Es el rasgo monstruoso de una realidad última: el presidente Noboa es la imagen de su propio espectro descompuesto y fracasado, que como Yago, actúa pautado por el odio indefinido de clase. Evita mirarse en el espejo y sin este requisito confesional, la reparación de la culpa es un suplicio que le impide alcanzar la predisposición absolutoria que demanda el perdón. ¿Y de qué (se) pide perdón el mandatario? El ordo político es el modelo imposible, inalcanzable de su gestión. Y quiere asumir el rol del Dios vengador del Antiguo Testamento para lo cual requiere de la pujanza de la espada. Declaró la guerra interna al comienzo de su mandato para establecer la paz. La espada, dijo sin decir el primer mandatario, es el instrumento divino de inculcación del amor y del perdón, herramienta divina del logos, es la violencia de la dominación. Y Agustín lo explicó con certera vehemencia: los quehaceres mal habidos son el testimonio del propio pasaje por el falso poder que será, a la larga, “la espada de su propia venganza vuelta contra sí mismo”.   

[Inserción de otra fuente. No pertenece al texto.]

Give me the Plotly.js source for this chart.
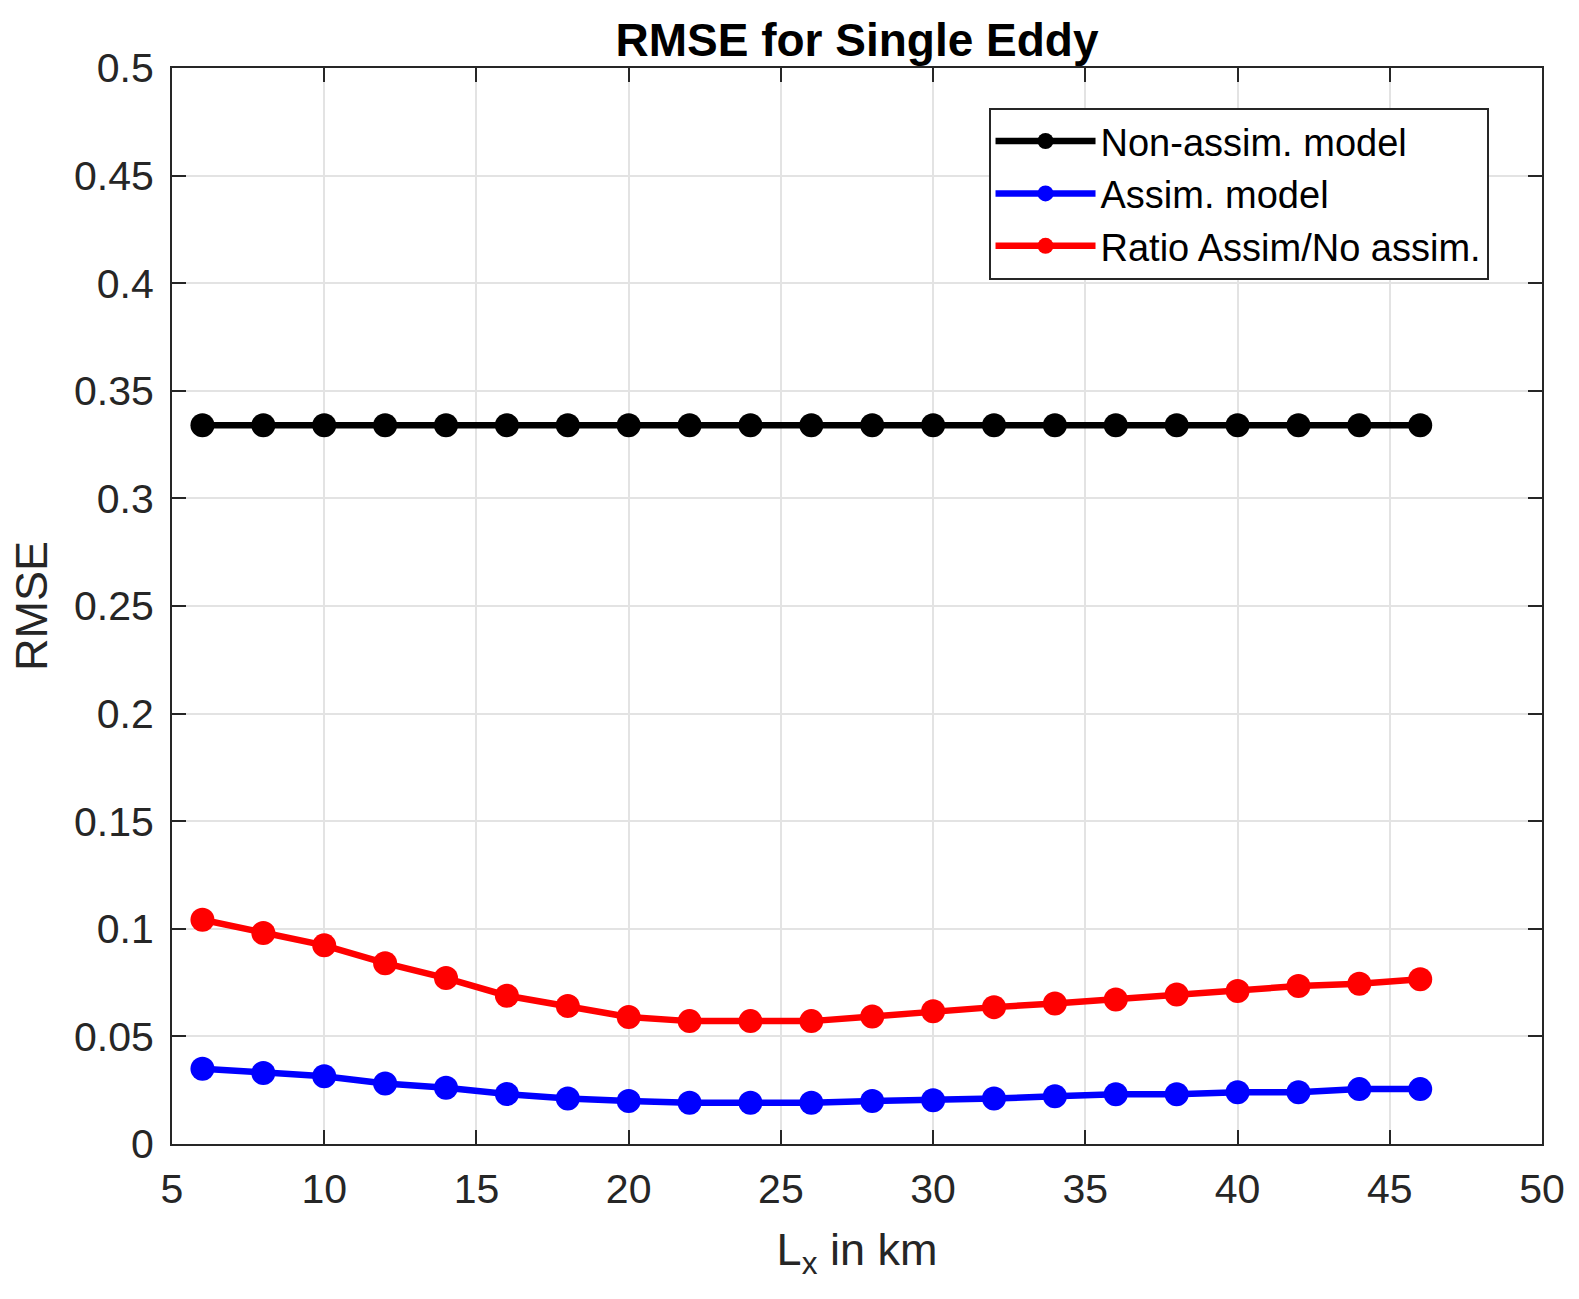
<!DOCTYPE html>
<html>
<head>
<meta charset="utf-8">
<script src="https://cdn.plot.ly/plotly-3.0.1.min.js"></script>
<style>html,body{margin:0;padding:0;background:#fff;}#chart{width:1579px;height:1299px;}</style>
</head>
<body>
<div id="chart"></div>
<script>
const lx = [6, 8, 10, 12, 14, 16, 18, 20, 22, 24, 26, 28, 30, 32, 34, 36, 38, 40, 42, 44, 46];
const nonAssim = [0.334, 0.334, 0.334, 0.334, 0.334, 0.334, 0.334, 0.334, 0.334, 0.334, 0.334, 0.334, 0.334, 0.334, 0.334, 0.334, 0.334, 0.334, 0.334, 0.334, 0.334];
const assim = [0.035, 0.033, 0.0315, 0.0281, 0.0261, 0.0232, 0.0211, 0.020, 0.0192, 0.0192, 0.0192, 0.020, 0.0203, 0.0211, 0.0222, 0.0231, 0.0231, 0.0241, 0.0241, 0.0255, 0.0255];
const ratio = [0.1042, 0.098, 0.0923, 0.084, 0.0771, 0.0689, 0.0641, 0.059, 0.0571, 0.0571, 0.0571, 0.0593, 0.0617, 0.0636, 0.0653, 0.0672, 0.0695, 0.0711, 0.0734, 0.0745, 0.0766];
const seriesNames = ['Non-assim. model', 'Assim. model', 'Ratio Assim/No assim.'];
const xTicks = [5, 10, 15, 20, 25, 30, 35, 40, 45, 50];
const yTickVals = [0, 0.05, 0.1, 0.15, 0.2, 0.25, 0.3, 0.35, 0.4, 0.45, 0.5];
const yTickText = ['0', '0.05', '0.1', '0.15', '0.2', '0.25', '0.3', '0.35', '0.4', '0.45', '0.5'];

const FONT = 'Liberation Sans, Arial, Helvetica, sans-serif';
function tr(y, name, color) {
  return {x: lx, y: y, name: name, type: 'scatter', mode: 'lines+markers',
    line: {color: color, width: 6.5}, marker: {color: color, size: 24, symbol: 'circle'}};
}
const data = [tr(nonAssim, seriesNames[0], '#000000'), tr(assim, seriesNames[1], '#0000ff'), tr(ratio, seriesNames[2], '#ff0000')];

const axisCommon = {
  showline: true, mirror: 'ticks', linecolor: '#262626', linewidth: 2,
  ticks: 'inside', ticklen: 14, tickwidth: 2, tickcolor: '#262626',
  showgrid: true, gridcolor: '#e3e3e3', gridwidth: 2, zeroline: false,
  tickfont: {family: FONT, size: 41, color: '#262626'}
};
const layout = {
  width: 1579, height: 1299,
  margin: {l: 172, r: 37, t: 68, b: 155},
  paper_bgcolor: '#ffffff', plot_bgcolor: '#ffffff',
  title: {text: '<b>RMSE for Single Eddy</b>', x: 0.5, xref: 'paper', y: 0.969, yanchor: 'middle',
    font: {family: FONT, size: 46, color: '#000'}},
  xaxis: Object.assign({}, axisCommon, {range: [5, 50], tickvals: xTicks, ticktext: xTicks.map(String),
    ticklabelstandoff: 8,
    title: {text: 'L<sub>x</sub> in km', font: {family: FONT, size: 45, color: '#262626'}, standoff: 22}}),
  yaxis: Object.assign({}, axisCommon, {range: [0, 0.5], tickvals: yTickVals, ticktext: yTickText,
    ticklabelstandoff: 8,
    title: {text: 'RMSE', font: {family: FONT, size: 45, color: '#262626'}, standoff: 12}}),
  legend: {x: 0.596, y: 0.963, xanchor: 'left', yanchor: 'top', bgcolor: '#ffffff',
    bordercolor: '#262626', borderwidth: 2, itemwidth: 100, entrywidth: 500,
    font: {family: FONT, size: 38, color: '#000'}, tracegroupgap: 0},
  showlegend: true
};
Plotly.newPlot('chart', data, layout, {displayModeBar: false, staticPlot: true});
</script>
</body>
</html>
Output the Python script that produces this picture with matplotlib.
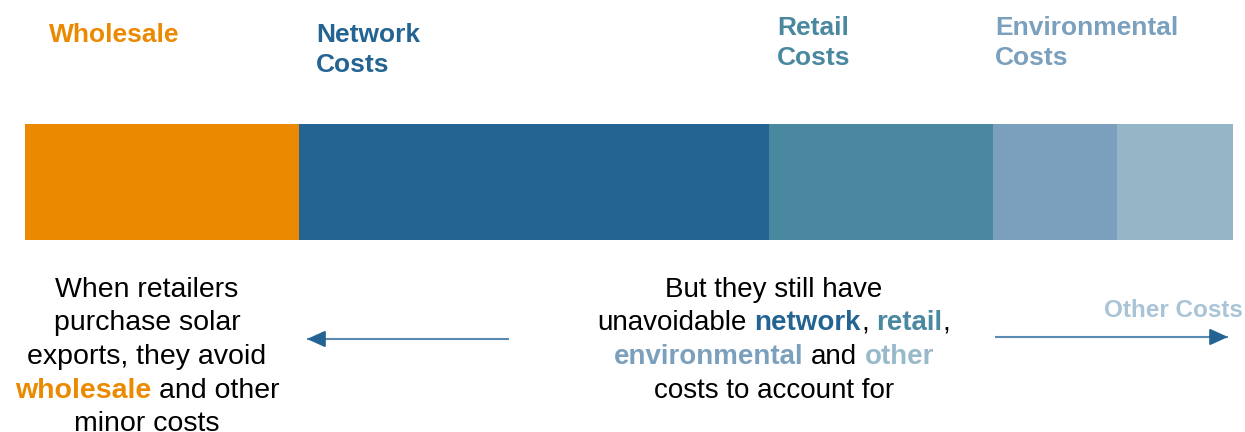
import matplotlib
matplotlib.use("Agg")
import matplotlib.pyplot as plt

plt.rcParams['font.family'] = ['Liberation Sans', 'DejaVu Sans']

# cost components of the bill (share of total, %)
categories = ["Wholesale", "Network Costs", "Retail Costs", "Environmental Costs", "Other Costs"]
shares = [22.7, 38.9, 18.5, 10.3, 9.6]
bar_colors = ["#EB8A00", "#246492", "#4A88A0", "#7BA0BD", "#94B6C6"]

# header labels above the bar
header_lines = [["Wholesale"], ["Network", "Costs"], ["Retail", "Costs"], ["Environmental", "Costs"]]
header_colors = ["#EB8A00", "#246492", "#4A88A0", "#7BA0BD"]
header_x = [49, 316, 777, 995]
header_y = [42, 42, 35, 35]

BLACK = "#000000"
left_text = [
    [("When retailers", BLACK, "normal")],
    [("purchase solar", BLACK, "normal")],
    [("exports, they avoid", BLACK, "normal")],
    [("wholesale", "#EB8A00", "bold"), (" and other", BLACK, "normal")],
    [("minor costs", BLACK, "normal")],
]
right_text = [
    [("But they still have", BLACK, "normal")],
    [("unavoidable", BLACK, "normal"), (" network", "#246492", "bold"), (",", BLACK, "normal"),
     (" retail", "#4A88A0", "bold"), (",", BLACK, "normal")],
    [("environmental", "#7BA0BD", "bold"), (" and", BLACK, "normal"), (" other", "#97B9CA", "bold")],
    [("costs to account for", BLACK, "normal")],
]

W, H = 1245, 432
fig = plt.figure(figsize=(W / 100, H / 100), dpi=100)

# stacked bar
bx = fig.add_axes([25 / W, (H - 240) / H, 1208 / W, 116 / H])
left = 0
for cat, val, col in zip(categories, shares, bar_colors):
    bx.barh(0, val, left=left, height=1, color=col, label=cat)
    left += val
bx.set_xlim(0, sum(shares))
bx.set_ylim(-0.5, 0.5)
bx.axis('off')

# overlay in pixel coordinates for the annotations
ov = fig.add_axes([0, 0, 1, 1])
ov.set_xlim(0, W)
ov.set_ylim(H, 0)
ov.axis('off')

for lines, col, x, y in zip(header_lines, header_colors, header_x, header_y):
    for i, s in enumerate(lines):
        ov.text(x, y + i * 30, s, color=col, fontsize=19, fontweight='bold', va='baseline', ha='left')

renderer = fig.canvas.get_renderer()


def text_width(s, size, weight):
    t = ov.text(0, 0, s, fontsize=size, fontweight=weight)
    w = t.get_window_extent(renderer).width
    t.remove()
    return w


def centered_line(xc, y, parts, size):
    items = []
    for s, c, wt in parts:
        gap = 0
        if s.startswith(" "):
            gap = text_width("x x", size, wt) - text_width("xx", size, wt)
            s = s.lstrip()
        t = ov.text(0, y, s, color=c, fontsize=size, fontweight=wt, va='baseline', ha='left')
        items.append((t, gap, t.get_window_extent(renderer).width))
    total = sum(g + w for _, g, w in items)
    x = xc - total / 2
    for t, g, w in items:
        x += g
        t.set_x(x)
        x += w


for i, parts in enumerate(left_text):
    centered_line(147, 297 + i * 33.5, parts, 20.5)
for i, parts in enumerate(right_text):
    centered_line(774, 297 + i * 33.5, parts, 20)

ov.text(1243, 317, "Other Costs", color="#A9C4D6", fontsize=17.5, fontweight='bold',
        va='baseline', ha='right')

# arrows: lighter shaft, dark head
for x0, x1, y in [(509, 307, 339), (995, 1228, 337)]:
    ov.plot([x0, x1], [y, y], color="#5A8AB2", lw=1.5, solid_capstyle='butt')
    d = 1 if x1 > x0 else -1
    ov.annotate("", xy=(x1, y), xytext=(x1 - d * 16, y),
                arrowprops=dict(arrowstyle="-|>,head_length=0.55,head_width=0.25",
                                color="#246492", lw=1.5, mutation_scale=20,
                                shrinkA=0, shrinkB=0))

fig.savefig("out.png", dpi=100)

La mugre y la conciencia del sur ahorcaron simbólicamente al presidente, nacido, criado y educado en el norte. Alguien, finalmente, le pudo ‘meter’ miedo haciéndole caer en cuenta que es un ser de carne y hueso. Las canciones del grupo Mugre Sur lo volvieron frágil, vacilante, temeroso de la historia de la que infelizmente formará parte como un despojo inútil y transitorio, que no fue capaz de dejar alguna huella positiva en la vida nacional.

Las preguntas transcendentales en estos momentos de desestabilidad democrática, de corrupción institucional, de desmesura politiquera, de violencia, de falta de solidaridad, sin Estado de derecho, son las siguientes: ¿la sociedad ecuatoriana volverá a votar por otro anodino? ¿Los electores ecuatorianos volverán a creerle a la derecha neoliberal y fascista, cuando les diga que van a salvar el país o reinventar uno nuevo renegando del pasado, del presente y del futuro?

Hay que dejar la impotencia para interrogarnos otra vez sobre las formas en las que se expresa el poder, que hasta ahora solo ha servido para confiscar la democracia, el sentido común y la conciencia. La decisión individual del voto en las urnas es un requisito histórico, cívico y moral necesario para alcanzar, más temprano que tarde, las exigencias de una sociedad más equitativa y justa, sin retóricas y cálculos políticos corporativos ejercidos impúdicamente hasta hoy por los infernales gobiernos de Moreno, Laso y Noboa.